Он снова не выдержал.
— Слушай, Сергей, может, хватит? Жуешь, жуешь эту тягомотину… Что надо, говори.
— Ты что-то стал очень нервным, Паша. Сам-то не замечаешь?
— Это мое дело, извини.
— Ладно, давай без экивоков. Тему закрыли?
— Да, на прошлой неделе. Доложил на ученом совете, собственно, все и без того в курсе. Закрыть проще, чем включить.
— Не рано ли?
Баринов щелчком закрутил на полированной поверхности стола карандаш и ничего не ответил. Щетинкин сочувственно посмотрел на него, помолчал.
— Знаешь, я тут раза четыре внимательнейшим образом проштудировал твои материалы… Эх, Паша, Паша! Кустарь-одиночка, честное слово.
— Сергей, пожалуйста, избавь меня от нотаций. Как друга прошу. А что я кустарь… Ты же знаешь, я и к москвичам ездил, и с Омельченко советовался. Даже пытался его подключить.
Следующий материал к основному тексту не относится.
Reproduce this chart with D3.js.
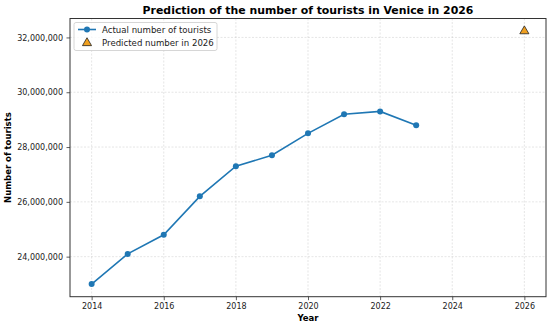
<!DOCTYPE html>
<html><head><meta charset="utf-8">
<script src="https://cdn.jsdelivr.net/npm/d3@7"></script>
<style>body{margin:0;background:#fff}svg{display:block;font-family:"DejaVu Sans",sans-serif}</style>
</head><body><svg id="c" width="550" height="325"></svg>
<script>
const years = [2014, 2015, 2016, 2017, 2018, 2019, 2020, 2021, 2022, 2023];
const tourists = [23000000, 24100000, 24800000, 26200000, 27300000, 27700000, 28500000, 29200000, 29300000, 28800000];
const predYear = [2026];
const predValue = [32230000];
const xTicks = [2014, 2016, 2018, 2020, 2022, 2024, 2026];
const yTicks = [24000000, 26000000, 28000000, 30000000, 32000000];

const svg = d3.select("#c");
const L = 70, R = 546, T = 18.5, B = 296.7;
const allX = years.concat(predYear), allY = tourists.concat(predValue);
const xMin = d3.min(allX), xMax = d3.max(allX), yMin = d3.min(allY), yMax = d3.max(allY);
const xp = (xMax - xMin) * 0.05, yp = (yMax - yMin) * 0.05;
const x = d3.scaleLinear().domain([xMin - xp, xMax + xp]).range([L, R]);
const y = d3.scaleLinear().domain([yMin - yp, yMax + yp]).range([B, T]);

// grid
const g = svg.append("g");
g.selectAll(".gx").data(xTicks).enter().append("line")
  .attr("x1", d => x(d)).attr("x2", d => x(d)).attr("y1", T).attr("y2", B)
  .attr("stroke", "#b0b0b0").attr("stroke-opacity", 0.45).attr("stroke-width", 0.7).attr("stroke-dasharray", "2,1.5");
g.selectAll(".gy").data(yTicks).enter().append("line")
  .attr("y1", d => y(d)).attr("y2", d => y(d)).attr("x1", L).attr("x2", R)
  .attr("stroke", "#b0b0b0").attr("stroke-opacity", 0.45).attr("stroke-width", 0.7).attr("stroke-dasharray", "2,1.5");

// axes
const fmt = d3.format(",");
const xa = svg.append("g").attr("transform", `translate(0,${B})`)
  .call(d3.axisBottom(x).tickValues(xTicks).tickFormat(d3.format("d")).tickSize(3.5).tickPadding(3.5));
const ya = svg.append("g").attr("transform", `translate(${L},0)`)
  .call(d3.axisLeft(y).tickValues(yTicks).tickFormat(fmt).tickSize(3.5).tickPadding(3.5));
[xa, ya].forEach(a => {
  a.select(".domain").remove();
  a.selectAll("text").attr("font-family", "DejaVu Sans").attr("font-size", 8).attr("fill", "#222");
  a.selectAll("line").attr("stroke", "#333").attr("stroke-width", 0.8);
});
svg.append("rect").attr("x", L).attr("y", T).attr("width", R - L).attr("height", B - T)
  .attr("fill", "none").attr("stroke", "#333").attr("stroke-width", 1);

// line
svg.append("path").datum(years.map((d, i) => [d, tourists[i]]))
  .attr("fill", "none").attr("stroke", "#1f77b4").attr("stroke-width", 1.6)
  .attr("d", d3.line().x(d => x(d[0])).y(d => y(d[1])));
svg.selectAll(".pt").data(years).enter().append("circle")
  .attr("cx", d => x(d)).attr("cy", (d, i) => y(tourists[i])).attr("r", 3).attr("fill", "#1f77b4");

// predicted
const tri = d3.symbol().type(d3.symbolTriangle).size(36);
svg.selectAll(".pr").data(predYear).enter().append("path")
  .attr("d", tri).attr("transform", (d, i) => `translate(${x(d)},${y(predValue[i])})`)
  .attr("fill", "#f0a020").attr("stroke", "#222").attr("stroke-width", 0.8);

// title & labels
svg.append("text").attr("x", (L + R) / 2).attr("y", 14).attr("text-anchor", "middle")
  .attr("font-size", 10.9).attr("font-weight", "bold").text("Prediction of the number of tourists in Venice in 2026");
svg.append("text").attr("x", (L + R) / 2).attr("y", 321).attr("text-anchor", "middle")
  .attr("font-size", 8.5).attr("font-weight", "bold").text("Year");
svg.append("text").attr("transform", `translate(11,${(T + B) / 2}) rotate(-90)`).attr("text-anchor", "middle")
  .attr("font-size", 8.5).attr("font-weight", "bold").text("Number of tourists");

// legend
const lg = svg.append("g");
lg.append("rect").attr("x", 74).attr("y", 22.5).attr("width", 143).attr("height", 28).attr("rx", 2)
  .attr("fill", "#fff").attr("fill-opacity", 0.8).attr("stroke", "#ccc").attr("stroke-width", 0.8);
lg.append("line").attr("x1", 78).attr("x2", 96).attr("y1", 29.5).attr("y2", 29.5).attr("stroke", "#1f77b4").attr("stroke-width", 1.6);
lg.append("circle").attr("cx", 87).attr("cy", 29.5).attr("r", 3).attr("fill", "#1f77b4");
lg.append("path").attr("d", tri).attr("transform", "translate(87,43)").attr("fill", "#f0a020").attr("stroke", "#222").attr("stroke-width", 0.8);
lg.append("text").attr("x", 102).attr("y", 32.5).attr("font-size", 8.6).attr("fill", "#222").text("Actual number of tourists");
lg.append("text").attr("x", 102).attr("y", 46).attr("font-size", 8.6).attr("fill", "#222").text("Predicted number in 2026");
</script></body></html>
— Я не об этом, — махнул рукой Щетинкин. — Ты замкнулся на чистой биологии, даже не пытался выскочить из круга, который сам себе очертил. Как Хома Брут.
— Так Хома Брут от панночки да разной прочей нечисти круг рисовал.
— А ты от истины отгородился.
— Интере-есно-о…
— Вот именно! Ты хотя бы одного специалиста привлек из другой области? Физика там, историка, этнографа…
— Подумывал, конечно.
— Он «подумывал»! Почему не пригласил?
Баринов неопределенно пожал плечами.
— Хочешь, скажу? Смешным боялся выглядеть. Научное реноме, так сказать, блюл и лелеял. Эх ты-ы, — укоризненно протянул Щетинкин и покачал головой. — Даже со мной пижонил и ёрничал.
— Ладно, Серега, — поморщился Баринов. — Будет тебе… Ну, было, было! Доволен?
— Нет, не доволен! — жестко сказал Щетинкин. — Дело-то гораздо серьезней, чем ты думаешь.